Of the three non-Roman Catholic churches built by Italian immigrants in the Lower East Side, this one lasted the longest, with the congregation being active until the 100-seat building was offered for sale for $54,000 in 1996. “Well kept brick church in excellent northeast area. Approximately 1,300 square feet and seats approximately 125-130 people. Pews Negotiable,” read the real estate listing.

After 646 days on the market, it sold for $50,000. In 2003, the building was owned by Holy Hill Missionary Baptist Church, which sold it in 2004 to Pookster, LLC. By 2007 Pookster had converted this into a residence, 80 years after it was first built. By 2013, it was foreclosed, with Waterstone Bank registering the property. Finally, the current owner purchased it for $117,500 on July 23rd, 2015.

One Church, Several Names

The congregation changed its name from the original “Assemblia Christiana,” in 1930 when the name Congregation Zion Christian Church was adopted. It became the Italian Christian Church in 1941. In the 1950s it was listed as Chiesa Christiana, using the Italian word for church. In 1958 it was called the Italian Church of North America.
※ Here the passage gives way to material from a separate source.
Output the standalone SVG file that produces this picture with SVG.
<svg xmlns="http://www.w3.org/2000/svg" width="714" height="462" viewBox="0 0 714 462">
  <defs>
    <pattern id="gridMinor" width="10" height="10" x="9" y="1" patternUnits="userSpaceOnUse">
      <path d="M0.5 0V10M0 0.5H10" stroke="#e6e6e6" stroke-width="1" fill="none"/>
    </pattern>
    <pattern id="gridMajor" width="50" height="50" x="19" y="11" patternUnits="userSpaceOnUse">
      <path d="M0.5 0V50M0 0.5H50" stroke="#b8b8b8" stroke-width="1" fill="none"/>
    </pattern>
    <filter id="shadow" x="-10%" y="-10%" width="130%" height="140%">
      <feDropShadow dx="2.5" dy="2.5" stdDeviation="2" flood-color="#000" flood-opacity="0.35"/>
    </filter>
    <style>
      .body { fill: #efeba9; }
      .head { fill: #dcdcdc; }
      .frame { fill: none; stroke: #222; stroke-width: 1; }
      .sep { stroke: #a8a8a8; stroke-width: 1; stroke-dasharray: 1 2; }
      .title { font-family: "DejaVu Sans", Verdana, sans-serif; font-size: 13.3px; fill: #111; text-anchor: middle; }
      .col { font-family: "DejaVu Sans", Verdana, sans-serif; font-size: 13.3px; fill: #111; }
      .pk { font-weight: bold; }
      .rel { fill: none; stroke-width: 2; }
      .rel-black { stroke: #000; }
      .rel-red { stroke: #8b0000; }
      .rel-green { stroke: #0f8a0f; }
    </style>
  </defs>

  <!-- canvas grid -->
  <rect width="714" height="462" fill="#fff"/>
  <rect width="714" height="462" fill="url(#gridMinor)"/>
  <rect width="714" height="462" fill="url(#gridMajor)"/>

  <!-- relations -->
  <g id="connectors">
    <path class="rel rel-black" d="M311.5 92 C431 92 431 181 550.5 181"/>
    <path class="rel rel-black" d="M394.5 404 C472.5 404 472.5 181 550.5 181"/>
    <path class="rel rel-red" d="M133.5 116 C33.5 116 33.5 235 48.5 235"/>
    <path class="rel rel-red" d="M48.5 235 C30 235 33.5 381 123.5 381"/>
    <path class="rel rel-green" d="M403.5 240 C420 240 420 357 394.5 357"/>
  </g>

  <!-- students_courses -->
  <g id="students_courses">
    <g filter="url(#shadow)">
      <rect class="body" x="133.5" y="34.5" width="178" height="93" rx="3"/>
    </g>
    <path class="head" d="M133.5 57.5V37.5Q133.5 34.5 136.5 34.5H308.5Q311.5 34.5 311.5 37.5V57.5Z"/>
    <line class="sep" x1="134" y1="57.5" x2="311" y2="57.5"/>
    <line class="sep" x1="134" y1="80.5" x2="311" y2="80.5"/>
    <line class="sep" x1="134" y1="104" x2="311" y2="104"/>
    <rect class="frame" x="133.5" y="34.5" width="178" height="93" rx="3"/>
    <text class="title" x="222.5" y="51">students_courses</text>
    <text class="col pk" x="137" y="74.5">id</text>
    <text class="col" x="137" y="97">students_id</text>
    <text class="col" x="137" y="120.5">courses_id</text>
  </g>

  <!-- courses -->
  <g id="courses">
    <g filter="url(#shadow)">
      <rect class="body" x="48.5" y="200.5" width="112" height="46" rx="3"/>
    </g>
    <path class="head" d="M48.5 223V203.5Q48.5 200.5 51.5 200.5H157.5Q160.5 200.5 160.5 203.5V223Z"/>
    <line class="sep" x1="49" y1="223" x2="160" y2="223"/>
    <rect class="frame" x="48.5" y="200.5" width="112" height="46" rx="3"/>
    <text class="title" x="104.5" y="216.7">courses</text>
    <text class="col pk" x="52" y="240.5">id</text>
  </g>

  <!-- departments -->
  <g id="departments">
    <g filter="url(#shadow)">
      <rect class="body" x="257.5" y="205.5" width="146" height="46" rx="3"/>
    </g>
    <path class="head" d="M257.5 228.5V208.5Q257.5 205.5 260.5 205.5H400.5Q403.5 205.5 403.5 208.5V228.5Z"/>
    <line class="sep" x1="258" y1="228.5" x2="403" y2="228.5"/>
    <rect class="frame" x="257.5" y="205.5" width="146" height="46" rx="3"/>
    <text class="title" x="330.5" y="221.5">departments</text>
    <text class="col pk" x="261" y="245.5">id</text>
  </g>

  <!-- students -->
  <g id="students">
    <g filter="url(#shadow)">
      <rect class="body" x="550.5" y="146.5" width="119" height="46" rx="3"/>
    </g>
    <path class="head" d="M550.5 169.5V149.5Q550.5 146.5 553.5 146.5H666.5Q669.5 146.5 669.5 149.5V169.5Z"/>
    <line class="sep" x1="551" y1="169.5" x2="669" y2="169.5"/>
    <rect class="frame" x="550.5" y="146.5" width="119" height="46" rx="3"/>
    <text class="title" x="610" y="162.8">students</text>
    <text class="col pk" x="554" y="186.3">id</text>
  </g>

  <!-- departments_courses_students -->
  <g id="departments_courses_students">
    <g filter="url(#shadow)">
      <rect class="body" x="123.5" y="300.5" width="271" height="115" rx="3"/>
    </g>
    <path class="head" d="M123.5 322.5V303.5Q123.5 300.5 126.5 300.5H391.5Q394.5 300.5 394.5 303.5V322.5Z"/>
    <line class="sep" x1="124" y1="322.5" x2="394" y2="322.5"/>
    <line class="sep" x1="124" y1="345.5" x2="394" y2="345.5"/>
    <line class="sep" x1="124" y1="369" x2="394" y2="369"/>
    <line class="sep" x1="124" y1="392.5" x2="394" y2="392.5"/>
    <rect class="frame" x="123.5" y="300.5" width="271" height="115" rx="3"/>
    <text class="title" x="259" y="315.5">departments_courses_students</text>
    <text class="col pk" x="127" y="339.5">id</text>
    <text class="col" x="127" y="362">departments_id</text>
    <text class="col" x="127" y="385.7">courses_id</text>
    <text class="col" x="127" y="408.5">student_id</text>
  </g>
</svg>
By the 1960s, with Sicilian immigrants in short supply, the church reverted to the more generic Christian Congregation Church, by which name it continued to be known until its dissolution. It was affiliated with a group of Italian Pentecostal congregations known as the Christian Church of North America. By 1988, the congregation had fewer than 50 members. Good heavens, this makes Roman Catholic church history seem simple by comparison.

The Home Today

Thirty-one years ago, this building was exempt, but the assessor took a look at it just in case it might enter the tax rolls some day, as well as to inventory the large number of tax-exempt properties in the city. The land was valued at $3,500 and the building as $17,600, for a total assessed valuation of $21,100. At the time the building was little changed from its original state, save for a gas conversion furnace installed in 1951.
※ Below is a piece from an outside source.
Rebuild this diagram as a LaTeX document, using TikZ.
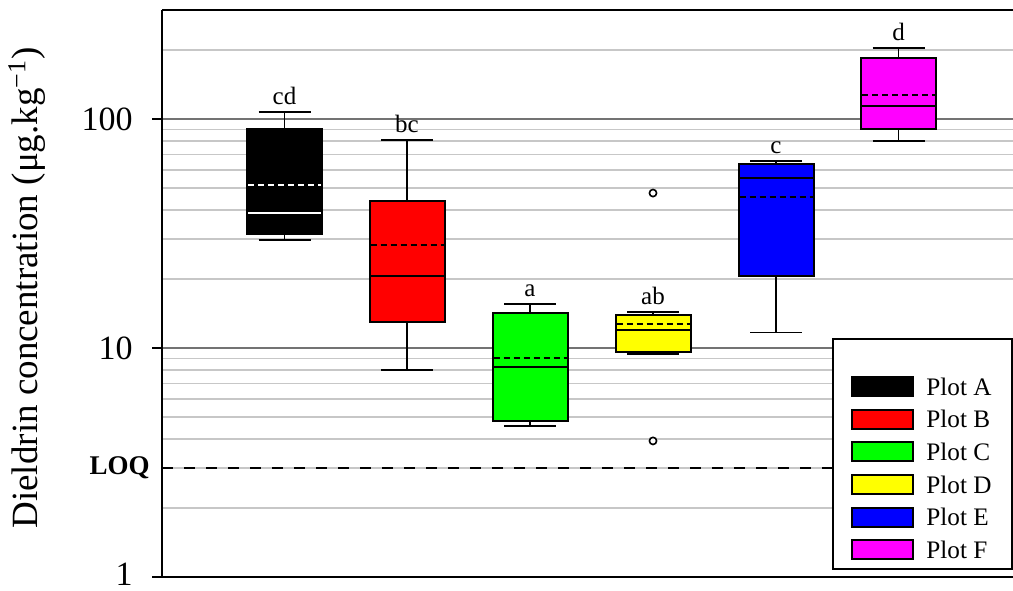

Today it is outfitted with two bedrooms and one bath, and at, 1,275 square feet of finished living area, it certainly offers some room to move around in.

Pipe railing. Photo by Michael Horne.

Pipe railing. Photo by Michael Horne.

The building is of unmistakable ecclesiastic origin from the front, which is about the only exposure the structure reveals in this densely packed neighborhood. It has a crenelated false facade on the front, with Gothic arches surmounting the two windows that flank the central entry door, now much modified. A window above the door shows a large light fixture above in the small narthex. This window is a restoration, for the space had been boarded up for decades. Two circular windows provide light for what must be an awfully cramped attic space. The east and west walls are punctuated with windows to admit light into the interior.
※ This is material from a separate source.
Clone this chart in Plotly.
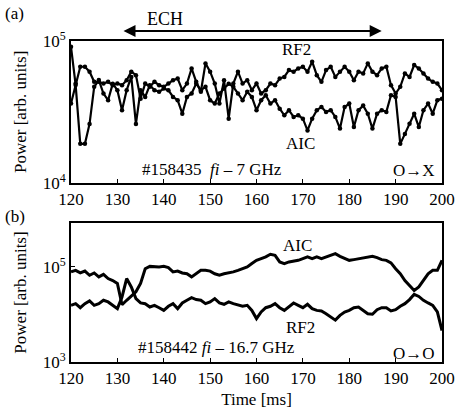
import plotly.graph_objects as go
from plotly.subplots import make_subplots

# ---------------- data (power in units of 1e4 arb. units) ----------------
time_ms = list(range(120, 201))

rf2_a = [3.62, 5.01, 6.58, 6.58, 6.07, 5.15, 5.15, 5.01, 5.15, 4.88,
         5.01, 4.88, 5.29, 6.07, 5.74, 3.92, 5.01, 4.75, 5.15, 4.88,
         4.75, 5.01, 5.29, 5.43, 4.5, 5.01, 6.4, 5.15, 4.38, 6.95,
         6.07, 5.01, 3.62, 5.29, 2.83, 5.01, 6.07, 5.01, 5.29, 4.5,
         5.01, 4.26, 4.5, 5.01, 4.88, 5.43, 5.58, 6.23, 6.07, 6.4,
         6.58, 6.07, 7.14, 5.74, 5.15, 6.23, 6.58, 5.58, 6.07, 6.58,
         6.07, 5.29, 6.07, 5.9, 6.95, 6.07, 5.74, 6.4, 6.58, 4.88,
         4.26, 4.75, 5.9, 5.58, 6.76, 6.4, 5.9, 5.43, 5.15, 5.01,
         4.5]

aic_a = [9.1, 4.9, 1.88, 1.88, 2.6, 4.75, 5.3, 4.26, 3.82, 5.0,
         4.5, 3.25, 4.5, 5.58, 2.6, 4.5, 4.03, 4.88, 4.5, 4.38,
         4.62, 4.5, 4.03, 3.82, 3.07, 4.03, 4.26, 5.0, 4.5, 4.75,
         3.82, 3.62, 4.26, 4.62, 5.0, 4.75, 4.26, 3.82, 4.38, 4.03,
         3.25, 3.82, 4.14, 3.62, 3.82, 3.33, 2.99, 3.25, 2.91, 2.99,
         2.83, 2.34, 2.83, 3.25, 3.42, 3.16, 3.25, 2.91, 2.41, 3.42,
         3.62, 2.47, 3.25, 3.5, 3.07, 2.41, 3.07, 3.25, 3.16, 4.14,
         4.03, 1.88, 2.21, 2.61, 3.07, 2.47, 3.25, 3.62, 3.07, 3.82,
         3.92]

aic_b = [7.9, 8.5, 7.5, 8.2, 6.7, 7.5, 6.2, 7.0, 5.7, 5.2,
         4.5, 1.6, 1.99, 2.5, 3.0, 4.5, 9.2, 10.3, 10.0, 10.0,
         10.3, 9.7, 7.9, 8.2, 7.5, 7.2, 6.2, 7.2, 8.5, 8.5,
         8.2, 7.2, 6.7, 7.2, 7.5, 7.9, 8.5, 9.2, 10.0, 11.8,
         13.8, 15.0, 16.3, 18.5, 17.6, 12.8, 11.8, 12.8, 13.4, 13.8,
         15.0, 16.3, 15.0, 16.3, 15.0, 16.3, 17.6, 19.1, 16.8, 15.0,
         13.8, 14.3, 15.0, 15.7, 16.3, 16.8, 15.7, 14.3, 13.8, 12.2,
         9.2, 7.2, 5.2, 4.1, 3.2, 3.8, 5.2, 7.2, 8.5, 8.5,
         13.8]

rf2_b = [1.56, 1.69, 1.39, 1.69, 1.93, 1.56, 1.69, 1.99, 1.84, 1.56,
         1.33, 2.34, 5.7, 3.8, 2.16, 1.75, 1.69, 1.44, 1.56, 1.39,
         1.22, 1.49, 1.69, 1.33, 1.75, 1.99, 2.26, 2.06, 1.99, 1.69,
         1.84, 2.16, 1.75, 1.64, 1.84, 1.69, 1.56, 1.49, 1.56, 1.22,
         0.82, 1.13, 1.39, 1.49, 1.69, 1.39, 1.22, 1.49, 1.75, 1.56,
         1.39, 1.64, 1.33, 1.22, 1.19, 1.04, 0.89, 0.76, 0.96, 1.13,
         1.22, 1.39, 1.44, 1.22, 1.04, 1.01, 1.26, 1.39, 1.39, 1.19,
         1.26, 1.49, 1.69, 2.06, 2.66, 2.4, 1.99, 1.75, 1.56, 1.13,
         0.46]

UNIT = 1e4
x_ticks = [120, 130, 140, 150, 160, 170, 180, 190, 200]
ya_ticks = [1e4, 1e5]
ya_text = ["10<sup>4</sup>", "10<sup>5</sup>"]
yb_ticks = [1e3, 1e5]
yb_text = ["10<sup>3</sup>", "10<sup>5</sup>"]
ech_start, ech_end = 131, 187

FONT = "Liberation Serif"

fig = make_subplots(rows=2, cols=1, shared_xaxes=False, vertical_spacing=0.125)

fig.add_trace(go.Scatter(x=time_ms, y=[v * UNIT for v in rf2_a], mode="lines+markers",
                         line=dict(color="black", width=2.2), marker=dict(size=4.5, color="black"),
                         showlegend=False), row=1, col=1)
fig.add_trace(go.Scatter(x=time_ms, y=[v * UNIT for v in aic_a], mode="lines+markers",
                         line=dict(color="black", width=2.2), marker=dict(size=4.5, color="black"),
                         showlegend=False), row=1, col=1)
fig.add_trace(go.Scatter(x=time_ms, y=[v * UNIT for v in aic_b], mode="lines",
                         line=dict(color="black", width=3), showlegend=False), row=2, col=1)
fig.add_trace(go.Scatter(x=time_ms, y=[v * UNIT for v in rf2_b], mode="lines",
                         line=dict(color="black", width=3), showlegend=False), row=2, col=1)

axis_common = dict(showline=True, linecolor="black", linewidth=2, mirror=True,
                   ticks="inside", ticklen=4, tickcolor="black", showgrid=False, zeroline=False,
                   automargin=False,
                   tickfont=dict(family=FONT, size=17, color="black"))

fig.update_layout(
    width=458, height=413,
    margin=dict(l=71, r=16, t=41, b=51),
    paper_bgcolor="white", plot_bgcolor="white",
    font=dict(family=FONT, color="black"),
    xaxis=dict(domain=[0, 1], range=[120, 200], tickvals=x_ticks, **axis_common),
    xaxis2=dict(domain=[0, 1], range=[120, 200], tickvals=x_ticks,
                title=dict(text="Time [ms]", font=dict(family=FONT, size=17), standoff=6),
                **axis_common),
    yaxis=dict(domain=[0.5586, 1], type="log", range=[4, 5], tickvals=ya_ticks, ticktext=ya_text,
               title=dict(text="Power [arb. units]", font=dict(family=FONT, size=17), standoff=12),
               **axis_common),
    yaxis2=dict(domain=[0, 0.433], type="log", range=[3, 5.926], tickvals=yb_ticks, ticktext=yb_text,
                title=dict(text="Power [arb. units]", font=dict(family=FONT, size=17), standoff=12),
                **axis_common),
)

tf = dict(family=FONT, size=17, color="black")
mid = dict(xanchor="center", yanchor="middle", showarrow=False)
ann = [
    dict(text="(a)", xref="paper", yref="paper", x=-0.151, y=1.087, font=tf, **mid),
    dict(text="(b)", xref="paper", yref="paper", x=-0.151, y=0.452, font=tf, **mid),
    dict(text="ECH", xref="x", yref="paper", x=140.3, y=1.068,
         font=dict(family=FONT, size=18, color="black"), **mid),
    dict(text="", xref="x", yref="paper", x=ech_end, y=1.031, axref="x", ax=ech_start,
         ayref="pixel", ay=0, showarrow=True, arrowside="end+start", arrowhead=2,
         arrowsize=1.2, arrowwidth=2, arrowcolor="black"),
    dict(text="RF2", xref="x", yref="paper", x=168.7, y=0.972, font=tf, **mid),
    dict(text="AIC", xref="x", yref="paper", x=169.4, y=0.682, font=tf, **mid),
    dict(text="#158435  <i>fi</i> – 7 GHz", xref="paper", yref="paper", x=0.381, y=0.601,
         font=tf, **mid),
    dict(text="O→X", xref="paper", yref="paper", x=0.987, y=0.597, xanchor="right",
         yanchor="middle", showarrow=False, font=tf),
    dict(text="AIC", xref="x", yref="paper", x=168.8, y=0.364, font=tf, **mid),
    dict(text="RF2", xref="x", yref="paper", x=169.5, y=0.106, font=tf, **mid),
    dict(text="#158442 <i>fi</i> – 16.7 GHz", xref="paper", yref="paper", x=0.391, y=0.044,
         font=tf, **mid),
    dict(text="O→O", xref="paper", yref="paper", x=0.987, y=0.028, xanchor="right",
         yanchor="middle", showarrow=False, font=tf),
]
fig.update_layout(annotations=ann)

fig.write_html("out.html", config={"displayModeBar": False},
               post_script="document.body.style.margin='0';")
Like its counterpart on N. Van Buren St., this church house also has a commanding presence on the street, rising some ten steps above the level of the adjacent sidewalk. The steps lead to a concrete porch above. Both steps and porch have a sturdy pipe rail of a sort that is ubiquitous among homes of the era. All these details are apparently original to the structure. The porch also has a bench (not, alas, a former pew) that sits behind a gas grill, suggesting a fine setting for a church house picnic.


The Rundown

  • Owner: Shane M. McCauley
  • Location: City of Milwaukee
  • Neighborhood: Lower East Side
  • Subdivision: Hubbard & Pearson’s Addition (1838)
  • Year Built: According to Assessor, 1928. However, City of Milwaukee Building Permit #32709 was issued for this structure on November 23rd, 1926. Building was completed on March 22nd, 1927
  • Architect: None Found
  • Style: Neogothic Revival infill structure in residential district
  • Description: File this under “Novelty House,” a distinctive building of domestic scale not originally intended for residential use.
  • Size: 1,275 Square Feet Finished Living Area; Lot size: 3,166 square feet
  • Fireplaces: None
  • Bedrooms: 2
  • Bathrooms: 1 Full
  • Rec Room: No
  • Assessment: Land: 3,166 square foot lot is valued at $37,200 ($11.75/sq. ft.). Improvements: $145,600. Total assessed valuation: $145,600. Previous assessed valuation: $141,200. Current owner purchased property 07/23/2015 for $117,500
  • Taxes: $3,977.43. Paid in Full
  • Garbage Collection Route and Schedule: Could not be determined due to city computer problems. This is getting tiring
  • Polling Location: Arlington Court Apartments, 1633. N. Arlington Pl.
  • Aldermanic District: 3rd, Nik Kovac
  • County Supervisory District: District 10th, Supreme Moore Omokunde
  • Walk Score: 93 out of 100. “Wa;ler’s Paradise” Daily errands do not require a car. City Average: 62 out of 100
  • Transit Score: 57 out of 100. “Good Transit” Many nearby public transportation options. City average: 49 out of 100. Good heavens, this former church is just a block away from a major transit intersection.

How Milwaukee Is It? The residence is 1.3 miles northeast of City Hall

One thought on “House Confidential: Seriously, Another Church That’s Now a Home?”

  1. Edward Susterich says:

    The number of people abandoning superstitious religious beliefs is increasing with each passing year. As a result more and more churches are being repurposed for more useful applications. Converting a church to a business or home dwelling eliminates the tax-exempt/tax-dodging scheme that religious cults enjoy. As taxpayers, we all benefit. Eliminating church property tax exemption could result in approximately 20% reduction in each property tax assessment.

    Perhaps some more Milwaukee religious properties will emerge as brew pubs or facilities for senior living. The Church Brew Works in Pittsburgh is a great example– it is an ex-Catholic Church.

    There is no indication that any of the many Gods disapproves of this trend.